I’m still figuring it out. But I know I need boundaries or everything just turns into work. So I block off parts of my day that I don’t negotiate with myself about — time with my daughter, time with my wife, walking the dog, cooking something real, getting outside. Basically, making sure I’m actually around for my family instead of just talking about balance. Investing in those relationships is what keeps everything else from falling apart.


And honestly, OG Ghee runs better when I’m not burnt out. Rest and stepping away help more than grinding nonstop. It’s not perfect, but I try to keep it in check.


4.It was incredibly wholesome for me to witness during your Costco launch on Oct 17th — seeing you, Vresh, immediately call your parents to show them. As someone with Tamil parents, I completely understand that feeling! How did that moment feel for you?


It was overwhelming in the best way. Seeing OG Ghee on Costco shelves felt huge, but sharing that moment with my parents is what made it real.

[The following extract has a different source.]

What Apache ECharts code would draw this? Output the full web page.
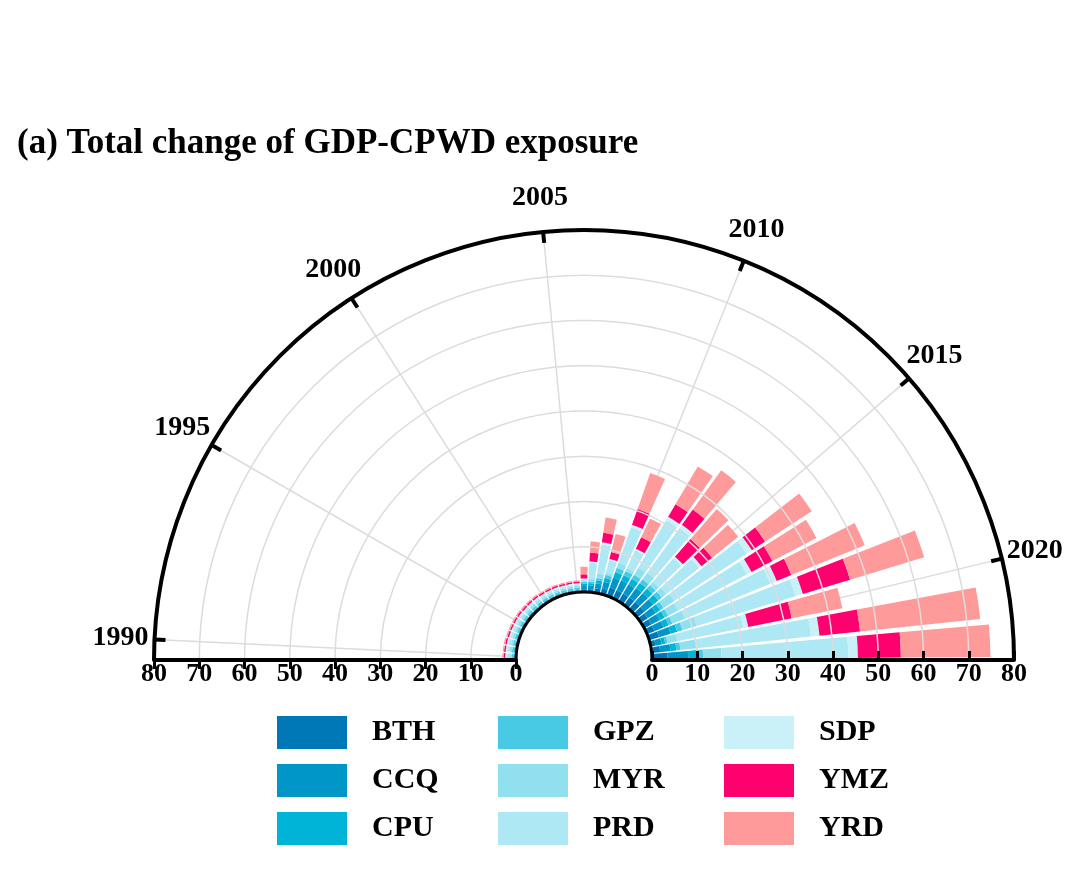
<!DOCTYPE html>
<html>
<head>
<meta charset="utf-8">
<script src="https://cdn.jsdelivr.net/npm/echarts@6/dist/echarts.min.js"></script>
<style>
  html,body{margin:0;padding:0;background:#fff;}
  #chart{width:1080px;height:891px;}
</style>
</head>
<body>
<div id="chart"></div>
<script>
// years on the angle axis, 1990 at the left end, 2022 at the right end
const years = ['1990','1991','1992','1993','1994','1995','1996','1997','1998','1999','2000',
  '2001','2002','2003','2004','2005','2006','2007','2008','2009','2010',
  '2011','2012','2013','2014','2015','2016','2017','2018','2019','2020','2021','2022'];
const yearTicks = ['1990','1995','2000','2005','2010','2015','2020'];
const radiusTicks = [0,10,20,30,40,50,60,70,80];

// stacked exposure per urban agglomeration (inner -> outer)
const BTH = [0.2,0.2,0.2,0.2,0.2,0.2,0.2,0.2,0.2,0.2,0.2,0.2,0.2,0.2,0.2,0.2,
  0.6,0.7,1.0,1.3,2.0,2.0,2.0,2.1,2.1,2.1,1.8,1.8,1.8,2.3,1.1,1.9,3.4];
const CCQ = [0.2,0.2,0.2,0.2,0.2,0.2,0.2,0.2,0.2,0.2,0.2,0.2,0.2,0.2,0.2,0.2,
  0.7,0.8,1.1,1.5,2.3,2.4,2.4,2.5,2.5,2.5,2.1,2.1,2.2,2.7,1.4,2.3,4.6];
const CPU = [0.2,0.2,0.2,0.2,0.2,0.2,0.2,0.2,0.2,0.2,0.2,0.2,0.2,0.2,0.2,0.2,
  0.5,0.5,0.7,0.9,1.3,1.3,1.4,1.4,1.4,1.4,1.2,1.2,1.2,1.5,0.8,1.3,2.0];
const GPZ = [0.4,0.4,0.4,0.4,0.4,0.4,0.4,0.4,0.4,0.4,0.4,0.4,0.4,0.4,0.4,0.4,
  0.4,0.4,0.5,0.7,1.0,1.0,1.0,1.0,1.0,1.0,0.9,0.9,0.9,1.2,0.5,0.9,1.3];
const MYR = [0.5,0.5,0.5,0.5,0.5,0.5,0.5,0.5,0.5,0.5,0.4,0.4,0.4,0.4,0.4,0.4,
  0.2,0.6,1.0,0.5,1.2,0.7,1.8,1.8,1.0,1.3,2.8,2.5,3.0,3.3,2.2,3.7,4.1];
const PRD = [0.6,0.6,0.6,0.5,0.5,0.5,0.5,0.4,0.4,0.4,0.4,0.4,0.4,0.3,0.3,0.3,
  0.4,3.5,6.5,2.8,8.3,4.3,12.2,12.2,6.9,9.2,19.1,17.1,20.4,22.8,14.9,25.3,28.0];
const SDP = [0.3,0.3,0.3,0.3,0.3,0.3,0.3,0.3,0.3,0.3,0.3,0.3,0.3,0.3,0.3,0.3,
  0.2,0.3,0.5,0.3,0.6,0.4,0.9,0.9,0.5,0.7,1.4,1.2,1.5,1.7,1.1,1.9,2.1];
const YMZ = [0.35,0.35,0.35,0.35,0.35,0.35,0.35,0.35,0.35,0.35,0.35,0.35,0.35,0.35,0.35,0.35,
  0.9,1.9,2.1,1.6,3.7,2.8,3.2,4.1,5.2,3.0,3.5,5.2,3.5,10.9,9.8,9.0,9.5];
const YRD = [0.3,0.3,0.3,0.3,0.3,0.3,0.3,0.3,0.3,0.3,0.3,0.3,0.3,0.3,0.3,0.3,
  1.7,2.5,3.4,4.1,8.4,4.6,9.7,10.7,8.8,7.4,12.3,11.0,17.5,17.1,11.4,26.7,19.8];

const seriesNames = ['BTH','CCQ','CPU','GPZ','MYR','PRD','SDP','YMZ','YRD'];
const seriesData = [BTH,CCQ,CPU,GPZ,MYR,PRD,SDP,YMZ,YRD];
const colors = ['#0077b6','#0096c7','#00b4d8','#48cae4','#90e0ef','#ade8f4','#caf0f8','#ff006e','#ff9a9a'];

(function(){
  const FONT = "'Liberation Serif','Times New Roman',serif";
  const CENTER = [584, 660];
  const R_IN = 68, R_OUT = 430;
  const LABEL_R = 87.5;           // year labels sit outside the arc (axis units)
  const GRID = '#dcdcdc';
  const LEGEND_X = [277, 498, 724];

  const chart = echarts.init(document.getElementById('chart'));

  const bars = seriesNames.map((n, i) => ({
    name: n, type: 'bar', coordinateSystem: 'polar', polarIndex: 0,
    stack: 'total', data: seriesData[i], barCategoryGap: '16%',
    itemStyle: {color: colors[i]}, z: 3
  }));

  const yearLabels = {
    type: 'custom', coordinateSystem: 'polar', polarIndex: 0, silent: true, z: 6,
    data: yearTicks.map(y => [LABEL_R, y]),
    renderItem: (params, api) => {
      const p = api.coord([api.value(0), api.value(1)]);
      return {
        type: 'text', x: p[0], y: p[1],
        style: {text: yearTicks[params.dataIndex], fill: '#000',
          font: `bold 28px ${FONT}`, align: 'center', verticalAlign: 'middle'}
      };
    }
  };

  const radiusAxisCommon = {
    type: 'value', min: radiusTicks[0], max: radiusTicks[radiusTicks.length-1],
    interval: radiusTicks[1] - radiusTicks[0],
    axisLine: {show: true, lineStyle: {color: '#000', width: 4}},
    axisLabel: {color: '#000', fontFamily: FONT, fontWeight: 'bold', fontSize: 26,
      align: 'center', verticalAlign: 'top'},
    z: 9
  };

  chart.setOption({
    backgroundColor: '#fff',
    animation: false,
    title: {
      text: '(a) Total change of GDP-CPWD exposure', left: 17, top: 126, padding: 0,
      textStyle: {fontFamily: FONT, fontWeight: 'bold', fontSize: 35, color: '#000'}
    },
    legend: LEGEND_X.map((x, k) => ({
      orient: 'vertical', left: x, top: 716, padding: 0,
      data: seriesNames.slice(k*3, k*3+3),
      icon: 'rect', itemWidth: 70, itemHeight: 33, itemGap: 15, selectedMode: false,
      textStyle: {fontFamily: FONT, fontWeight: 'bold', fontSize: 30, color: '#000', padding: [0,0,0,20]}
    })),
    polar: [
      {center: CENTER, radius: [R_IN, R_OUT]},   // bars + grid + left radius axis
      {center: CENTER, radius: R_OUT},           // outer black arc with year ticks
      {center: CENTER, radius: R_IN},            // inner black arc
      {center: CENTER, radius: [R_IN, R_OUT]}    // right radius axis
    ],
    angleAxis: [
      {
        polarIndex: 0, type: 'category', data: years, startAngle: 180, endAngle: 0,
        axisLine: {show: false},
        axisTick: {show: true, interval: 4, alignWithLabel: true, length: 0,
          lineStyle: {color: 'rgba(0,0,0,0)', width: 0}},
        axisLabel: {show: false},
        splitLine: {show: true, interval: 4, lineStyle: {color: GRID, width: 1.5}},
        z: 1
      },
      {
        polarIndex: 1, type: 'category', data: years, startAngle: 180, endAngle: 0,
        axisLine: {show: true, lineStyle: {color: '#000', width: 4}},
        axisTick: {show: true, inside: true, length: 11, interval: 4, alignWithLabel: true,
          lineStyle: {color: '#000', width: 4}},
        axisLabel: {show: false}, splitLine: {show: false},
        z: 20
      },
      {
        polarIndex: 2, type: 'value', min: 0, max: 1, startAngle: 180, endAngle: 0,
        axisLine: {show: true, lineStyle: {color: '#000', width: 3}},
        axisTick: {show: false}, axisLabel: {show: false}, splitLine: {show: false},
        z: 20
      },
      {polarIndex: 3, type: 'value', min: 0, max: 1, startAngle: 0, endAngle: -180, show: false}
    ],
    radiusAxis: [
      Object.assign({}, radiusAxisCommon, {
        polarIndex: 0,
        axisTick: {show: true, inside: true, length: 9, lineStyle: {color: '#000', width: 3}},
        axisLabel: Object.assign({}, radiusAxisCommon.axisLabel, {margin: 1}),
        splitLine: {show: true, lineStyle: {color: GRID, width: 1.5}}
      }),
      {polarIndex: 1, type: 'value', min: 0, max: 1, show: false},
      {polarIndex: 2, type: 'value', min: 0, max: 1, show: false},
      Object.assign({}, radiusAxisCommon, {
        polarIndex: 3,
        axisTick: {show: true, inside: false, length: 9, lineStyle: {color: '#000', width: 3}},
        axisLabel: Object.assign({}, radiusAxisCommon.axisLabel, {margin: -1}),
        splitLine: {show: false}
      })
    ],
    series: bars.concat([yearLabels])
  });
})();
</script>
</body>
</html>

They’ve seen every step — the late nights, the early mornings, the doubts, the risks — and honestly, a lot of who I am and why I work the way I do comes from them. Calling them wasn’t a decision; it was instinct. Hearing their reaction, seeing their pride… it felt like things had come full circle. And in a South Asian household, that moment of “Appa, Amma, look — we did it” carries a tremendous weight.


5. If you went on a coffee date with your younger self, what advice would you give?


I’d probably tell him that nothing ever goes the way you expect, and that’s not a crisis — that’s the default. Good things take forever, bad things happen instantly, and most of the time you’ll be building the plane while flying it. Failing, fixing, and starting over aren’t motivational poster lines; they’re just the cost of doing anything worthwhile.


I’d also tell him to trust his gut more, and to get comfortable being his own toughest critic. Taking things personally isn’t a flaw — it just means you care. And honestly, caring “too much” is pretty much required if you’re trying to build something from nothing. Those ideas that feel too small or too personal? They usually end up being the ones that actually stick.